GIVEN INFORMATION:

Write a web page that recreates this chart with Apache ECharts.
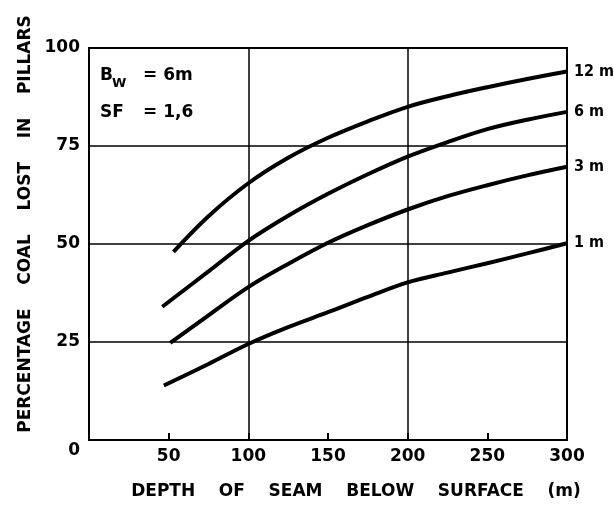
<!DOCTYPE html>
<html>
<head>
<meta charset="utf-8">
<script src="https://cdn.jsdelivr.net/npm/echarts@6/dist/echarts.min.js"></script>
<style>
    html, body { margin: 0; padding: 0; background: #fff; }
    #chart { width: 614px; height: 506px; }
</style>
</head>
<body>
<div id="chart"></div>
<script>
// curve names (pillar width)
var curveNames = ['12 m', '6 m', '3 m', '1 m'];

// depth of seam (m) for each curve
var depth12 = [53, 75, 100, 125, 150, 175, 200, 225, 250, 275, 300];
var depth6 = [46, 75, 100, 125, 150, 175, 200, 225, 250, 275, 300];
var depth3 = [51, 75, 100, 125, 150, 175, 200, 225, 250, 275, 300];
var depth1 = [47, 75, 100, 125, 150, 175, 200, 225, 250, 275, 300];

// percentage coal lost in pillars
var loss12 = [48, 57.1, 65.5, 72, 77.1, 81.3, 85, 87.7, 90, 92.1, 94];
var loss6 = [34, 43, 50.8, 57.2, 62.8, 67.8, 72.3, 76, 79.3, 81.7, 83.7];
var loss3 = [24.8, 31.8, 39, 44.9, 50.3, 54.8, 58.8, 62.2, 65, 67.5, 69.7];
var loss1 = [13.9, 19.4, 24.5, 28.8, 32.6, 36.5, 40.2, 42.7, 45.1, 47.6, 50.2];

// axis ticks
var xTicks = [0, 50, 100, 150, 200, 250, 300];
var yTicks = [0, 25, 50, 75, 100];

var FONT = 'DejaVu Sans';
var FONT_NARROW = 'DejaVu Sans Condensed';

function fnPairs(xs, ys) {
    var out = [];
    for (var i = 0; i < xs.length; i++) {
        out.push([xs[i], ys[i]]);
    }
    return out;
}

function fnCurve(name, xs, ys) {
    return {
        name: name,
        type: 'line',
        xAxisIndex: 0,
        smooth: 0.35,
        symbol: 'none',
        lineStyle: { color: '#000', width: 4 },
        endLabel: {
            show: true,
            formatter: '{a}',
            distance: 7,
            color: '#000',
            fontFamily: FONT_NARROW,
            fontWeight: 'bold',
            fontSize: 16
        },
        data: fnPairs(xs, ys)
    };
}

var myChart = echarts.init(document.getElementById('chart'));

var option = {
    animation: false,
    backgroundColor: '#fff',
    grid: {
        left: 89, right: 47, top: 48, bottom: 66,
        show: true,
        borderColor: '#000',
        borderWidth: 2
    },
    xAxis: [
        {
            type: 'value',
            min: xTicks[0],
            max: xTicks[xTicks.length - 1],
            interval: xTicks[1] - xTicks[0],
            name: 'DEPTH    OF    SEAM    BELOW    SURFACE    (m)',
            nameLocation: 'middle',
            nameGap: 43,
            nameTextStyle: { color: '#000', fontFamily: FONT, fontWeight: 'bold', fontSize: 17, padding: [0, 0, 0, 56] },
            axisLine: { lineStyle: { color: '#000', width: 2 } },
            axisTick: { show: true, inside: true, length: 7, lineStyle: { color: '#000', width: 2 } },
            axisLabel: {
                color: '#000', fontFamily: FONT, fontWeight: 'bold', fontSize: 17, margin: 8,
                formatter: function (v) { return v === 0 ? '' : v; }
            },
            splitLine: { show: false }
        },
        {
            // only for the grid lines at 100 and 200
            type: 'value',
            min: 0, max: 300, interval: 100,
            axisLine: { show: false },
            axisTick: { show: false },
            axisLabel: { show: false },
            splitLine: { show: true, lineStyle: { color: '#000', width: 1.5 } }
        }
    ],
    yAxis: {
        type: 'value',
        min: yTicks[0],
        max: yTicks[yTicks.length - 1],
        interval: yTicks[1] - yTicks[0],
        name: 'PERCENTAGE    COAL    LOST    IN    PILLARS',
        nameLocation: 'middle',
        nameGap: 54,
        nameTextStyle: { color: '#000', fontFamily: FONT, fontWeight: 'bold', fontSize: 17, padding: [0, 0, 0, 40] },
        axisLine: { show: true, lineStyle: { color: '#000', width: 2 } },
        axisTick: { show: false },
        axisLabel: {
            color: '#000', fontFamily: FONT, fontWeight: 'bold', fontSize: 17, margin: 9,
            formatter: function (v) { return v === 0 ? '{z|0}' : v; },
            rich: { z: { color: '#000', fontFamily: FONT, fontWeight: 'bold', fontSize: 17, padding: [22, 0, 0, 0] } }
        },
        splitLine: { show: true, lineStyle: { color: '#000', width: 1.5 } }
    },
    graphic: [
        { type: 'text', x: 100, y: 76, style: { text: 'B', font: 'bold 17px ' + FONT, fill: '#000', verticalAlign: 'middle' } },
        { type: 'text', x: 112, y: 84, style: { text: 'W', font: 'bold 13px ' + FONT, fill: '#000', verticalAlign: 'middle' } },
        { type: 'text', x: 143, y: 76, style: { text: '= 6m', font: 'bold 17px ' + FONT, fill: '#000', verticalAlign: 'middle' } },
        { type: 'text', x: 100, y: 113, style: { text: 'SF', font: 'bold 17px ' + FONT, fill: '#000', verticalAlign: 'middle' } },
        { type: 'text', x: 143, y: 113, style: { text: '= 1,6', font: 'bold 17px ' + FONT, fill: '#000', verticalAlign: 'middle' } }
    ],
    series: [
        fnCurve(curveNames[0], depth12, loss12),
        fnCurve(curveNames[1], depth6, loss6),
        fnCurve(curveNames[2], depth3, loss3),
        fnCurve(curveNames[3], depth1, loss1)
    ]
};

myChart.setOption(option);
</script>
</body>
</html>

WORK REQUIRED: Write out nothing but the lines from the start of the data through the line with "var curveNames = ['12". Leave out the pictures.

FINAL ANSWER:
Write a web page that recreates this chart with Apache ECharts.
<!DOCTYPE html>
<html>
<head>
<meta charset="utf-8">
<script src="https://cdn.jsdelivr.net/npm/echarts@6/dist/echarts.min.js"></script>
<style>
    html, body { margin: 0; padding: 0; background: #fff; }
    #chart { width: 614px; height: 506px; }
</style>
</head>
<body>
<div id="chart"></div>
<script>
// curve names (pillar width)
var curveNames = ['12 m', '6 m', '3 m', '1 m'];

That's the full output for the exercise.